| Dataset content |
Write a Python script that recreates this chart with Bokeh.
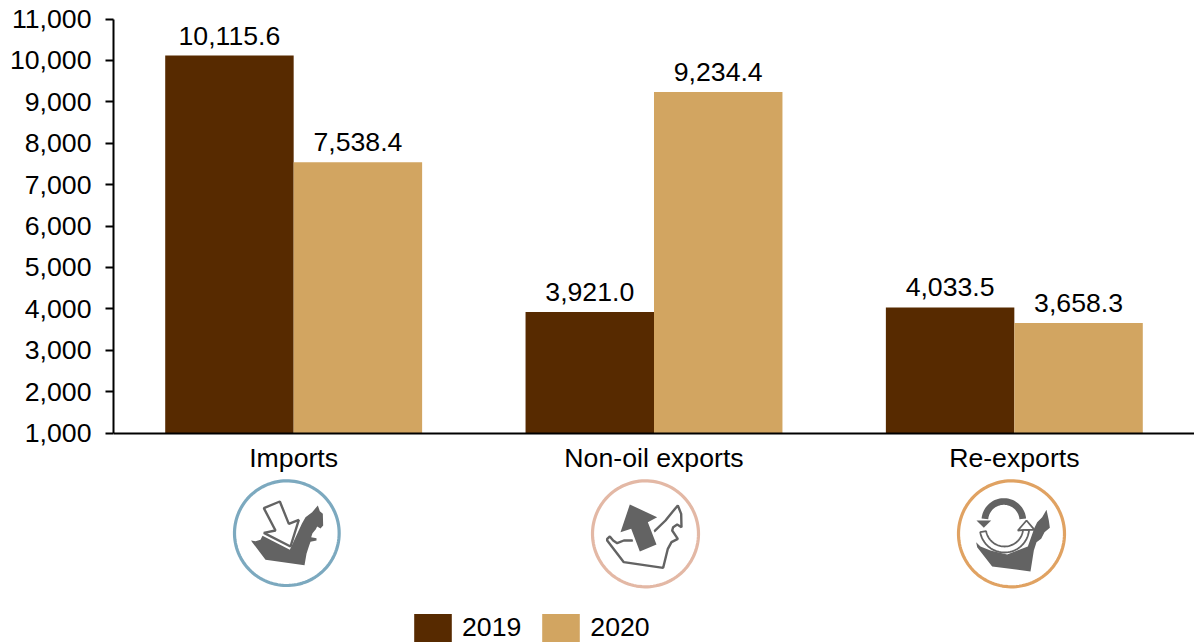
import numpy as np
from bokeh.core.properties import value
from bokeh.embed import file_html
from bokeh.models import ColumnDataSource, FactorRange, FixedTicker, Legend, LegendItem, NumeralTickFormatter, Range1d
from bokeh.plotting import figure
from bokeh.resources import INLINE
from bokeh.transform import dodge

categories = ["Imports", "Non-oil exports", "Re-exports"]
values_2019 = [10115.6, 3921.0, 4033.5]
values_2020 = [7538.4, 9234.4, 3658.3]
y_ticks = [1000, 2000, 3000, 4000, 5000, 6000, 7000, 8000, 9000, 10000, 11000]

FONT = "Liberation Sans"
C19, C20, DARK = "#572A00", "#D2A561", "#636363"
FS = "26.67px"

# geometry of the plot frame: the frame runs to the bottom so icons and legend are inside it
LEFT, TOP, AXIS_Y, BOTTOM, RIGHT = 113, 18, 432.5, 644, 1194
PX_PER_UNIT = 0.0414
PX_PER_CAT = (RIGHT - LEFT) / 3


def data_x(px):
    return (np.asarray(px, float) - LEFT) / PX_PER_CAT


def data_y(py):
    return 1000 + (AXIS_Y - np.asarray(py, float)) / PX_PER_UNIT


src = ColumnDataSource(dict(
    cat=categories,
    v19=values_2019,
    v20=values_2020,
    t19=[f"{v:,.1f}" for v in values_2019],
    t20=[f"{v:,.1f}" for v in values_2020],
))

p = figure(
    width=RIGHT, height=BOTTOM, x_range=FactorRange(factors=categories, range_padding=0),
    y_range=Range1d(float(data_y(BOTTOM)), float(data_y(TOP))), output_backend="svg", toolbar_location=None,
    min_border_left=LEFT, min_border_right=0, min_border_top=TOP, min_border_bottom=0,
    outline_line_color=None,
)
p.grid.visible = False
p.xaxis.fixed_location = 1000
p.xaxis.major_tick_line_color = None
p.xaxis.minor_tick_line_color = None
p.xaxis.axis_line_color = "black"
p.xaxis.axis_line_width = 2
p.xaxis.major_label_text_font = FONT
p.xaxis.major_label_text_font_size = FS
p.xaxis.major_label_text_color = "black"
p.xaxis.major_label_standoff = 4

p.yaxis.bounds = (1000, 11000)
p.yaxis.ticker = FixedTicker(ticks=y_ticks)
p.yaxis.formatter = NumeralTickFormatter(format="0,0")
p.yaxis.minor_tick_line_color = None
p.yaxis.axis_line_color = "black"
p.yaxis.axis_line_width = 2
p.yaxis.major_tick_line_color = "black"
p.yaxis.major_tick_line_width = 2
p.yaxis.major_tick_out = 8
p.yaxis.major_tick_in = 0
p.yaxis.major_label_text_font = FONT
p.yaxis.major_label_text_font_size = FS
p.yaxis.major_label_text_color = "black"
p.yaxis.major_label_standoff = 14

W = 0.3565
r19 = p.vbar(x=dodge("cat", -W / 2, range=p.x_range), top="v19", bottom=1000, width=W, source=src, fill_color=C19, line_color=None)
r20 = p.vbar(x=dodge("cat", W / 2, range=p.x_range), top="v20", bottom=1000, width=W, source=src, fill_color=C20, line_color=None)
for col, txt, off in (("v19", "t19", -W / 2), ("v20", "t20", W / 2)):
    p.text(x=dodge("cat", off, range=p.x_range), y=col, text=txt, source=src, text_align="center",
           text_baseline="bottom", y_offset=-11, text_font=value(FONT), text_font_size=value(FS), text_color="black")

legend = Legend(
    items=[LegendItem(label="2019", renderers=[r19]), LegendItem(label="2020", renderers=[r20])],
    orientation="horizontal", location=(296, -1), glyph_width=47, glyph_height=35,
    label_text_font=FONT, label_text_font_size=FS, label_text_color="black", spacing=16,
    label_standoff=6, padding=0, margin=0, border_line_color=None, background_fill_alpha=0,
)
p.add_layout(legend, "center")


def poly(ox, oy, pts, fill=None, line=None, lw=0):
    pts = np.asarray(pts, float)
    p.patch(data_x(ox + pts[:, 0] / 3), data_y(oy + pts[:, 1] / 3),
            fill_color=fill or "white", fill_alpha=1 if fill else 0,
            line_color=line or "white", line_alpha=1 if line else 0, line_width=lw)


def arc(cx, cy, r, a0, a1, n=40):
    t = np.radians(np.linspace(a0, a1, n))
    return np.column_stack([cx + r * np.cos(t), cy - r * np.sin(t)])


def band(cx, cy, r0, r1, a0, a1):
    return np.vstack([arc(cx, cy, r1, a0, a1), arc(cx, cy, r0, a1, a0)])


# icon 1: Imports
O1 = (210, 470)
poly(*O1, arc(229, 188, 157, 0, 360, 120), line="#7CA9BF", lw=3.2)
poly(*O1, [(116, 200), (122, 210), (135, 212), (150, 208), (156, 196), (238, 238), (274, 160), (285, 140), (305, 125),
           (322, 105), (328, 122), (337, 130), (338, 165), (330, 174), (320, 168), (316, 176), (306, 188), (302, 200),
           (318, 203), (318, 210), (300, 214), (295, 228), (288, 250), (282, 284), (165, 268), (125, 215)], fill=DARK)
poly(*O1, [(160, 113), (208, 93), (235, 160), (265, 148), (240, 228), (160, 187), (195, 180)], fill="white", line=DARK, lw=2.4)

# icon 2: Non-oil exports
O2 = (570, 470)
poly(*O2, arc(225, 190, 159, 0, 360, 120), line="#E3B8A5", lw=3.2)
poly(*O2, [(110, 205), (118, 198), (128, 210), (140, 218), (160, 210), (185, 210), (252, 182), (285, 150), (305, 125),
           (322, 105), (332, 130), (333, 170), (320, 162), (308, 170), (305, 180), (322, 205), (303, 215), (292, 235), (278, 292),
           (160, 275), (110, 210)], line=DARK, lw=2.4)
ARROW2 = [(178, 102), (260, 140), (232, 155), (258, 222), (208, 243), (182, 175), (150, 185)]
poly(*O2, ARROW2, fill=DARK, line="white", lw=5)
poly(*O2, ARROW2, fill=DARK)

# icon 3: Re-exports
O3 = (940, 470)
poly(*O3, arc(213, 190, 159, 0, 360, 120), line="#E0A262", lw=3.2)
poly(*O3, [(107, 215), (120, 228), (150, 240), (200, 252), (262, 228), (282, 172), (290, 155), (305, 140), (318, 118),
           (325, 150), (328, 172), (312, 185), (302, 205), (288, 215), (280, 240), (270, 303), (155, 288), (110, 230)], fill=DARK)
poly(*O3, band(190, 150, 47, 67, 5, 175), fill=DARK)
poly(*O3, [(108, 150), (152, 150), (130, 172)], fill=DARK)
poly(*O3, band(192, 172, 56, 74, 190, 355), fill="white", line=DARK, lw=1.8)
poly(*O3, [(232, 180), (258, 150), (282, 178), (266, 178), (250, 178)], fill="white", line=DARK, lw=1.8)

open("out.html", "w").write(file_html(p, INLINE))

| What is being asked |
Give back the whole listing as it stands, minus its pictures.

| Task answer |
Write a Python script that recreates this chart with Bokeh.
import numpy as np
from bokeh.core.properties import value
from bokeh.embed import file_html
from bokeh.models import ColumnDataSource, FactorRange, FixedTicker, Legend, LegendItem, NumeralTickFormatter, Range1d
from bokeh.plotting import figure
from bokeh.resources import INLINE
from bokeh.transform import dodge

categories = ["Imports", "Non-oil exports", "Re-exports"]
values_2019 = [10115.6, 3921.0, 4033.5]
values_2020 = [7538.4, 9234.4, 3658.3]
y_ticks = [1000, 2000, 3000, 4000, 5000, 6000, 7000, 8000, 9000, 10000, 11000]

FONT = "Liberation Sans"
C19, C20, DARK = "#572A00", "#D2A561", "#636363"
FS = "26.67px"

# geometry of the plot frame: the frame runs to the bottom so icons and legend are inside it
LEFT, TOP, AXIS_Y, BOTTOM, RIGHT = 113, 18, 432.5, 644, 1194
PX_PER_UNIT = 0.0414
PX_PER_CAT = (RIGHT - LEFT) / 3


def data_x(px):
    return (np.asarray(px, float) - LEFT) / PX_PER_CAT


def data_y(py):
    return 1000 + (AXIS_Y - np.asarray(py, float)) / PX_PER_UNIT


src = ColumnDataSource(dict(
    cat=categories,
    v19=values_2019,
    v20=values_2020,
    t19=[f"{v:,.1f}" for v in values_2019],
    t20=[f"{v:,.1f}" for v in values_2020],
))

p = figure(
    width=RIGHT, height=BOTTOM, x_range=FactorRange(factors=categories, range_padding=0),
    y_range=Range1d(float(data_y(BOTTOM)), float(data_y(TOP))), output_backend="svg", toolbar_location=None,
    min_border_left=LEFT, min_border_right=0, min_border_top=TOP, min_border_bottom=0,
    outline_line_color=None,
)
p.grid.visible = False
p.xaxis.fixed_location = 1000
p.xaxis.major_tick_line_color = None
p.xaxis.minor_tick_line_color = None
p.xaxis.axis_line_color = "black"
p.xaxis.axis_line_width = 2
p.xaxis.major_label_text_font = FONT
p.xaxis.major_label_text_font_size = FS
p.xaxis.major_label_text_color = "black"
p.xaxis.major_label_standoff = 4

p.yaxis.bounds = (1000, 11000)
p.yaxis.ticker = FixedTicker(ticks=y_ticks)
p.yaxis.formatter = NumeralTickFormatter(format="0,0")
p.yaxis.minor_tick_line_color = None
p.yaxis.axis_line_color = "black"
p.yaxis.axis_line_width = 2
p.yaxis.major_tick_line_color = "black"
p.yaxis.major_tick_line_width = 2
p.yaxis.major_tick_out = 8
p.yaxis.major_tick_in = 0
p.yaxis.major_label_text_font = FONT
p.yaxis.major_label_text_font_size = FS
p.yaxis.major_label_text_color = "black"
p.yaxis.major_label_standoff = 14

W = 0.3565
r19 = p.vbar(x=dodge("cat", -W / 2, range=p.x_range), top="v19", bottom=1000, width=W, source=src, fill_color=C19, line_color=None)
r20 = p.vbar(x=dodge("cat", W / 2, range=p.x_range), top="v20", bottom=1000, width=W, source=src, fill_color=C20, line_color=None)
for col, txt, off in (("v19", "t19", -W / 2), ("v20", "t20", W / 2)):
    p.text(x=dodge("cat", off, range=p.x_range), y=col, text=txt, source=src, text_align="center",
           text_baseline="bottom", y_offset=-11, text_font=value(FONT), text_font_size=value(FS), text_color="black")

legend = Legend(
    items=[LegendItem(label="2019", renderers=[r19]), LegendItem(label="2020", renderers=[r20])],
    orientation="horizontal", location=(296, -1), glyph_width=47, glyph_height=35,
    label_text_font=FONT, label_text_font_size=FS, label_text_color="black", spacing=16,
    label_standoff=6, padding=0, margin=0, border_line_color=None, background_fill_alpha=0,
)
p.add_layout(legend, "center")


def poly(ox, oy, pts, fill=None, line=None, lw=0):
    pts = np.asarray(pts, float)
    p.patch(data_x(ox + pts[:, 0] / 3), data_y(oy + pts[:, 1] / 3),
            fill_color=fill or "white", fill_alpha=1 if fill else 0,
            line_color=line or "white", line_alpha=1 if line else 0, line_width=lw)


def arc(cx, cy, r, a0, a1, n=40):
    t = np.radians(np.linspace(a0, a1, n))
    return np.column_stack([cx + r * np.cos(t), cy - r * np.sin(t)])


def band(cx, cy, r0, r1, a0, a1):
    return np.vstack([arc(cx, cy, r1, a0, a1), arc(cx, cy, r0, a1, a0)])


# icon 1: Imports
O1 = (210, 470)
poly(*O1, arc(229, 188, 157, 0, 360, 120), line="#7CA9BF", lw=3.2)
poly(*O1, [(116, 200), (122, 210), (135, 212), (150, 208), (156, 196), (238, 238), (274, 160), (285, 140), (305, 125),
           (322, 105), (328, 122), (337, 130), (338, 165), (330, 174), (320, 168), (316, 176), (306, 188), (302, 200),
           (318, 203), (318, 210), (300, 214), (295, 228), (288, 250), (282, 284), (165, 268), (125, 215)], fill=DARK)
poly(*O1, [(160, 113), (208, 93), (235, 160), (265, 148), (240, 228), (160, 187), (195, 180)], fill="white", line=DARK, lw=2.4)

# icon 2: Non-oil exports
O2 = (570, 470)
poly(*O2, arc(225, 190, 159, 0, 360, 120), line="#E3B8A5", lw=3.2)
poly(*O2, [(110, 205), (118, 198), (128, 210), (140, 218), (160, 210), (185, 210), (252, 182), (285, 150), (305, 125),
           (322, 105), (332, 130), (333, 170), (320, 162), (308, 170), (305, 180), (322, 205), (303, 215), (292, 235), (278, 292),
           (160, 275), (110, 210)], line=DARK, lw=2.4)
ARROW2 = [(178, 102), (260, 140), (232, 155), (258, 222), (208, 243), (182, 175), (150, 185)]
poly(*O2, ARROW2, fill=DARK, line="white", lw=5)
poly(*O2, ARROW2, fill=DARK)

# icon 3: Re-exports
O3 = (940, 470)
poly(*O3, arc(213, 190, 159, 0, 360, 120), line="#E0A262", lw=3.2)
poly(*O3, [(107, 215), (120, 228), (150, 240), (200, 252), (262, 228), (282, 172), (290, 155), (305, 140), (318, 118),
           (325, 150), (328, 172), (312, 185), (302, 205), (288, 215), (280, 240), (270, 303), (155, 288), (110, 230)], fill=DARK)
poly(*O3, band(190, 150, 47, 67, 5, 175), fill=DARK)
poly(*O3, [(108, 150), (152, 150), (130, 172)], fill=DARK)
poly(*O3, band(192, 172, 56, 74, 190, 355), fill="white", line=DARK, lw=1.8)
poly(*O3, [(232, 180), (258, 150), (282, 178), (266, 178), (250, 178)], fill="white", line=DARK, lw=1.8)

open("out.html", "w").write(file_html(p, INLINE))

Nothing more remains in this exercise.